Plus d’équité, bien sûr !
Au cours de sa campagne électorale, Justin Trudeau s’était engagé à introduire plus d’équité dans le régime fiscal canadien. Les propositions présentées cette semaine par le ministre Bill Morneau vont dans ce sens et méritent certainement d’être adoptées rapidement par Ottawa et les provinces.
Tout en rejetant l’idée de resserrer les règles d’imposition des options d’achat d’actions que se versent certains dirigeants à titre de rémunération, le ministre fédéral des Finances, Bill Morneau, s’attaque à trois autres échappatoires fiscales utilisées par les plus fortunés. La première, très populaire auprès des travailleurs indépendants constitués en société, a pour nom «La répartition du revenu par le recours aux sociétés privées ». Le truc est simple et légal, mais peu équitable par rapport aux simples salariés ou à quelque autre travailleur indépendant qui n’est pas incorporé. Il va comme suit: un consultant, un professionnel constitué en société, peut séparer ses revenus de rémunération en deux parties, la première qu’il se verse sous forme de salaire, le reste sous forme de dividendes pour son conjoint ou sa conjointe et ses enfants adultes inscrits comme actionnaires sans contribution réelle aux activités de l’entreprise.
Selon les calculs du ministère des Finances, à un niveau de revenus de 220 000 $, un salarié paie 35 000$ d’impôt de plus que le travailleur indépendant constitué en société ayant choisi de toucher 100 000$ en salaire et de distribuer le reste, après impôts les profits, sous forme de dividendes à ses proches.
À elle seule, la répartition du revenu entre les membres d’une même famille amènera 250 millions supplémentaires dans les coffres fédéraux et sans doute autant dans ceux des provinces qui n’ont aucune raison de ne pas suivre.
Ce n’est pas un hasard si «le nombre de sociétés du domaine des services professionnels a triplé dans les 15 dernières années» au Canada, constate le ministère des Finances.

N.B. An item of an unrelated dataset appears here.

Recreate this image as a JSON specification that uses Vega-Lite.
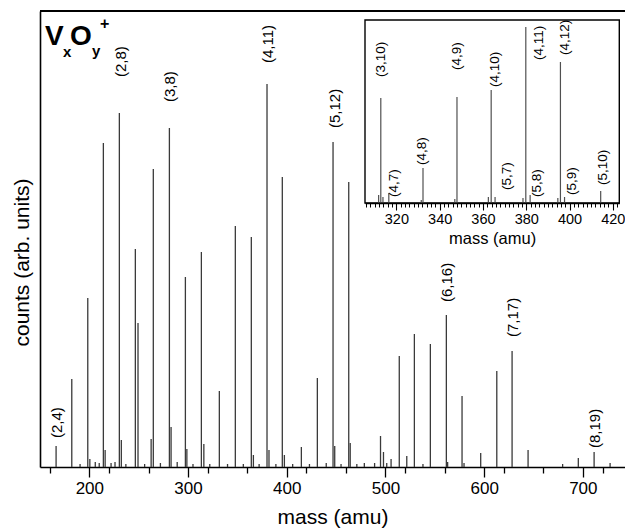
{
  "$schema": "https://vega.github.io/schema/vega-lite/v6.json",
  "autosize": {"type": "none"},
  "padding": {"left": 40, "top": 11, "right": 0, "bottom": 63},
  "width": 585,
  "height": 456,
  "background": "white",
  "config": {
    "font": "Liberation Sans",
    "view": {"stroke": null},
    "axis": {"grid": false, "labelColor": "black", "titleColor": "black", "domainColor": "black", "tickColor": "black", "titleFontWeight": "normal", "labelFont": "Liberation Sans", "titleFont": "Liberation Sans", "labelOverlap": false, "labelFlush": false}
  },
  "datasets": {
    "main": [
      {"mass": 166.3, "h": 21}, {"mass": 182.2, "h": 88}, {"mass": 190.6, "h": 3}, {"mass": 198.4, "h": 169},
      {"mass": 200.5, "h": 8}, {"mass": 206, "h": 5}, {"mass": 210, "h": 4}, {"mass": 214.2, "h": 324},
      {"mass": 216.0, "h": 17}, {"mass": 222, "h": 4}, {"mass": 226, "h": 5}, {"mass": 230.4, "h": 354},
      {"mass": 232.4, "h": 27}, {"mass": 237, "h": 3}, {"mass": 246.6, "h": 218}, {"mass": 249.3, "h": 144},
      {"mass": 256, "h": 3}, {"mass": 262.6, "h": 28}, {"mass": 264.8, "h": 298}, {"mass": 272, "h": 4},
      {"mass": 281.1, "h": 339}, {"mass": 282.8, "h": 40}, {"mass": 289, "h": 5}, {"mass": 297.3, "h": 190},
      {"mass": 298.8, "h": 18}, {"mass": 305, "h": 3}, {"mass": 313.5, "h": 215}, {"mass": 316.0, "h": 23},
      {"mass": 322, "h": 3}, {"mass": 331.7, "h": 76}, {"mass": 340, "h": 3}, {"mass": 347.9, "h": 241},
      {"mass": 356, "h": 3}, {"mass": 364.1, "h": 230}, {"mass": 366.2, "h": 12}, {"mass": 372, "h": 3},
      {"mass": 380.0, "h": 383}, {"mass": 382.0, "h": 17}, {"mass": 389, "h": 3}, {"mass": 395.5, "h": 290},
      {"mass": 397.6, "h": 12}, {"mass": 406, "h": 3}, {"mass": 414.8, "h": 20}, {"mass": 423, "h": 3},
      {"mass": 431.0, "h": 89}, {"mass": 440, "h": 4}, {"mass": 446.9, "h": 325}, {"mass": 448.6, "h": 21},
      {"mass": 455, "h": 3}, {"mass": 462.8, "h": 285}, {"mass": 464.3, "h": 24}, {"mass": 471, "h": 3},
      {"mass": 478.6, "h": 4}, {"mass": 489, "h": 4}, {"mass": 495.0, "h": 31}, {"mass": 498.0, "h": 15},
      {"mass": 501.3, "h": 4}, {"mass": 505.7, "h": 8}, {"mass": 514.0, "h": 111}, {"mass": 521.6, "h": 11},
      {"mass": 529.3, "h": 133}, {"mass": 538, "h": 3}, {"mass": 545.5, "h": 123}, {"mass": 561.7, "h": 152},
      {"mass": 563.0, "h": 5}, {"mass": 577.6, "h": 71}, {"mass": 579.6, "h": 4}, {"mass": 596.5, "h": 14},
      {"mass": 612.8, "h": 96}, {"mass": 628.3, "h": 116}, {"mass": 644.5, "h": 17}, {"mass": 679.5, "h": 3},
      {"mass": 695.4, "h": 9}, {"mass": 711.4, "h": 15}, {"mass": 727.6, "h": 4}
    ],
    "mainLabels": [
      {"label": "(2,4)", "mass": 167, "ly": 29},
      {"label": "(2,8)", "mass": 232.1, "ly": 390},
      {"label": "(3,8)", "mass": 281.8, "ly": 365},
      {"label": "(4,11)", "mass": 381, "ly": 404},
      {"label": "(5,12)", "mass": 449, "ly": 339},
      {"label": "(6,16)", "mass": 562.4, "ly": 165},
      {"label": "(7,17)", "mass": 628.8, "ly": 130},
      {"label": "(8,19)", "mass": 712.4, "ly": 19}
    ],
    "inset": [
      {"mass": 311.8, "h": 8}, {"mass": 312.8, "h": 105}, {"mass": 313.8, "h": 6}, {"mass": 316.5, "h": 10},
      {"mass": 331.5, "h": 3}, {"mass": 332.3, "h": 35}, {"mass": 347.0, "h": 4}, {"mass": 348.0, "h": 106},
      {"mass": 362.5, "h": 6}, {"mass": 363.8, "h": 113}, {"mass": 365.6, "h": 6}, {"mass": 378.5, "h": 5},
      {"mass": 379.8, "h": 176}, {"mass": 381.8, "h": 8}, {"mass": 394.6, "h": 5}, {"mass": 395.8, "h": 141},
      {"mass": 397.7, "h": 6}, {"mass": 414.4, "h": 12}
    ],
    "insetLabels": [
      {"label": "(3,10)", "mass": 313.0, "ly": 126},
      {"label": "(4,7)", "mass": 318.8, "ly": 6},
      {"label": "(4,8)", "mass": 331.8, "ly": 38},
      {"label": "(4,9)", "mass": 348.0, "ly": 133},
      {"label": "(4,10)", "mass": 365.5, "ly": 116},
      {"label": "(5,7)", "mass": 371.0, "ly": 13},
      {"label": "(4,11)", "mass": 385.8, "ly": 143},
      {"label": "(5,8)", "mass": 384.8, "ly": 6},
      {"label": "(4,12)", "mass": 397.7, "ly": 148},
      {"label": "(5,9)", "mass": 401.0, "ly": 8},
      {"label": "(5,10)", "mass": 415.3, "ly": 18}
    ]
  },
  "layer": [
    {
      "layer": [
        {
          "data": {"name": "main"},
          "mark": {"type": "rule", "color": "#3a3a3a", "strokeWidth": 1.3},
          "encoding": {
            "x": {"field": "mass", "type": "quantitative",
              "scale": {"domain": [150, 742.7], "nice": false, "zero": false},
              "axis": {"orient": "bottom", "title": "mass (amu)", "titleFontSize": 21, "labelFontSize": 17,
                "values": [200, 300, 400, 500, 600, 700],
                "tickSize": 10, "tickWidth": 1.3, "domainWidth": 1.6, "labelPadding": 3,
                "titleY": 50, "titleBaseline": "middle"}},
            "y": {"field": "h", "type": "quantitative",
              "scale": {"domain": [0, 456], "nice": false, "zero": false},
              "axis": {"orient": "left", "title": "counts (arb. units)", "titleFontSize": 21, "ticks": false, "labels": false,
                "domainWidth": 1.6, "titleX": -18, "titleY": 251, "titleBaseline": "middle"}},
            "y2": {"datum": 0}
          }
        },
        {
          "data": {"name": "main"},
          "mark": {"type": "rule", "color": "black", "strokeWidth": 1.6},
          "encoding": {"y": {"datum": 456}}
        },
        {
          "data": {"name": "mainLabels"},
          "mark": {"type": "text", "angle": 270, "align": "left", "baseline": "middle", "fontSize": 15, "font": "Liberation Sans", "color": "black"},
          "encoding": {
            "x": {"field": "mass", "type": "quantitative"},
            "y": {"field": "ly", "type": "quantitative"},
            "text": {"field": "label"}
          }
        }
      ]
    },
    {
      "layer": [
        {
          "data": {"values": [{"t": "V"}]},
          "mark": {"type": "text", "align": "left", "baseline": "alphabetic", "fontSize": 28, "fontWeight": "bold", "dx": 5, "dy": 34, "color": "black"},
          "encoding": {
            "x": {"datum": 150, "type": "quantitative",
              "scale": {"domain": [150, 742.7], "nice": false, "zero": false},
              "axis": {"orient": "bottom", "title": null, "labels": false, "domain": false,
                "values": [160,180,220,240,260,280,320,340,360,380,420,440,460,480,520,540,560,580,620,640,660,680,720,740],
                "tickSize": 6, "tickWidth": 1.3}},
            "y": {"datum": 456, "type": "quantitative", "scale": {"domain": [0, 456], "nice": false, "zero": false}, "axis": null},
            "text": {"value": "V"}
          }
        },
        {
          "data": {"values": [{"t": "x"}]},
          "mark": {"type": "text", "align": "left", "baseline": "alphabetic", "fontSize": 15, "fontWeight": "bold", "dx": 23, "dy": 46, "color": "black"},
          "encoding": {"x": {"datum": 150}, "y": {"datum": 456}, "text": {"value": "x"}}
        },
        {
          "data": {"values": [{"t": "O"}]},
          "mark": {"type": "text", "align": "left", "baseline": "alphabetic", "fontSize": 28, "fontWeight": "bold", "dx": 30, "dy": 34, "color": "black"},
          "encoding": {"x": {"datum": 150}, "y": {"datum": 456}, "text": {"value": "O"}}
        },
        {
          "data": {"values": [{"t": "y"}]},
          "mark": {"type": "text", "align": "left", "baseline": "alphabetic", "fontSize": 15, "fontWeight": "bold", "dx": 52, "dy": 45, "color": "black"},
          "encoding": {"x": {"datum": 150}, "y": {"datum": 456}, "text": {"value": "y"}}
        },
        {
          "data": {"values": [{"t": "+"}]},
          "mark": {"type": "text", "align": "left", "baseline": "alphabetic", "fontSize": 16, "fontWeight": "bold", "dx": 60, "dy": 18, "color": "black"},
          "encoding": {"x": {"datum": 150}, "y": {"datum": 456}, "text": {"value": "+"}}
        }
      ]
    },
    {
      "layer": [
        {
          "data": {"values": [{"f": 1}]},
          "mark": {"type": "rect", "fill": "white", "stroke": "black", "strokeWidth": 1.4},
          "encoding": {
            "x": {"datum": 305.5, "type": "quantitative",
              "scale": {"domain": [305.5, 423], "range": [325, 579.3], "nice": false, "zero": false},
              "axis": {"orient": "bottom", "offset": -264, "zindex": 2, "title": "mass (amu)", "titleFontSize": 16.5, "labelFontSize": 14.5,
                "values": [320, 340, 360, 380, 400, 420],
                "tickSize": 7, "tickWidth": 1.1, "domainWidth": 1.4, "labelPadding": 2,
                "titleY": 35, "titleBaseline": "middle"}},
            "x2": {"datum": 423},
            "y": {"datum": 0, "type": "quantitative",
              "scale": {"domain": [0, 183], "range": [192, 9], "nice": false, "zero": false},
              "axis": null},
            "y2": {"datum": 183}
          }
        },
        {
          "data": {"name": "inset"},
          "mark": {"type": "rule", "color": "#505050", "strokeWidth": 1.2},
          "encoding": {
            "x": {"field": "mass", "type": "quantitative"},
            "y": {"field": "h", "type": "quantitative"},
            "y2": {"datum": 0}
          }
        }
      ]
    },
    {
      "data": {"name": "insetLabels"},
      "mark": {"type": "text", "angle": 270, "align": "left", "baseline": "middle", "fontSize": 13.5, "font": "Liberation Sans", "color": "black"},
      "encoding": {
        "x": {"field": "mass", "type": "quantitative",
          "scale": {"domain": [305.5, 423], "range": [325, 579.3], "nice": false, "zero": false},
          "axis": {"orient": "bottom", "offset": -264, "zindex": 2, "title": null, "labels": false, "domain": false,
            "values": [306,308,310,312,314,316,318,322,324,326,328,330,332,334,336,338,342,344,346,348,350,352,354,356,358,362,364,366,368,370,372,374,376,378,382,384,386,388,390,392,394,396,398,402,404,406,408,410,412,414,416,418,422],
            "tickSize": 4, "tickWidth": 1}},
        "y": {"field": "ly", "type": "quantitative",
          "scale": {"domain": [0, 183], "range": [192, 9], "nice": false, "zero": false},
          "axis": null},
        "text": {"field": "label"}
      }
    }
  ],
  "resolve": {"scale": {"x": "independent", "y": "independent"}, "axis": {"x": "independent", "y": "independent"}}
}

Même en n’ayant pas recours aux échappatoires, l’incorporation reste une formule intéressante depuis que les conservateurs ont réduit les taux d’imposition des entreprises, dont ceux des PME.
Au Québec, le gouvernement Charest a permis aux médecins de se constituer en société en 2007 pour compenser son incapacité à répondre à leurs demandes salariales salées. Il avait fait de même quelques années auparavant pour les avocats et les comptables.
Le deuxième changement proposé par le ministre Morneau vise à taxer l’argent que le propriétaire d’une PME choisit de conserver passivement (achat d’actions, d’obligations, etc.) dans un compte de son entreprise au lieu de se le verser sous forme de salaire et de dividendes imposables avant de le placer. En agissant ainsi, le propriétaire profite du taux d’imposition peu élevé des PME et d’un report d’impôt jusqu’au moment d’empocher l’argent.
Quant à la troisième mesure, elle a pour but de neutraliser les conséquences d’une stratégie complexe d’ingénierie fiscale par laquelle le propriétaire d’une société vend des actions de sa firme à une seconde entité lui appartenant afin de toucher une plus-value virtuelle sous forme de gains en capital qui sera moins lourdement imposée que des dividendes. Que n’inventerait-on pas pour se soustraire à l’impôt !
Ces changements qu’Ottawa a le devoir d’adopter l’automne prochain, après consultations, ont de quoi choquer les individus touchés qui considèrent ces avantages comme des acquis, et les fiscalistes qui vendent chèrement leurs ser vices.
Les associations patronales ont déjà fait part de leur opposition en disant craindre que le fisc brime des familles dont les proches participent vraiment aux affaires de la compagnie. À cela, les libéraux répondent qu’ils n’ont surtout pas l’intention de pénaliser « les gens de la classe moyenne qui travaillent fort» dans leur entreprise.
Certains craignent aussi que de taxer davantage les revenus des PME nuise au réinvestissement. Pourtant, c’est précisément ce qu’Ottawa cherche à faire: que l’argent des profits soit réinvesti dans l’entreprise au lieu d’être engrangé à l’abri de l’impôt dans des comptes sans lien avec les activités de l’entreprise en attendant d’être retiré par le propriétaire. Propriétaire qui a déjà le droit de se verser des dividendes au lieu d’un salaire et de profiter d’une exonération du gain en capital de 835 000$ à la vente de son entreprise.
Malgré ces changements, le traitement fiscal des PME canadiennes reste très compétitif par rapport aux autres pays du G7. Et il sera maintenant plus équitable.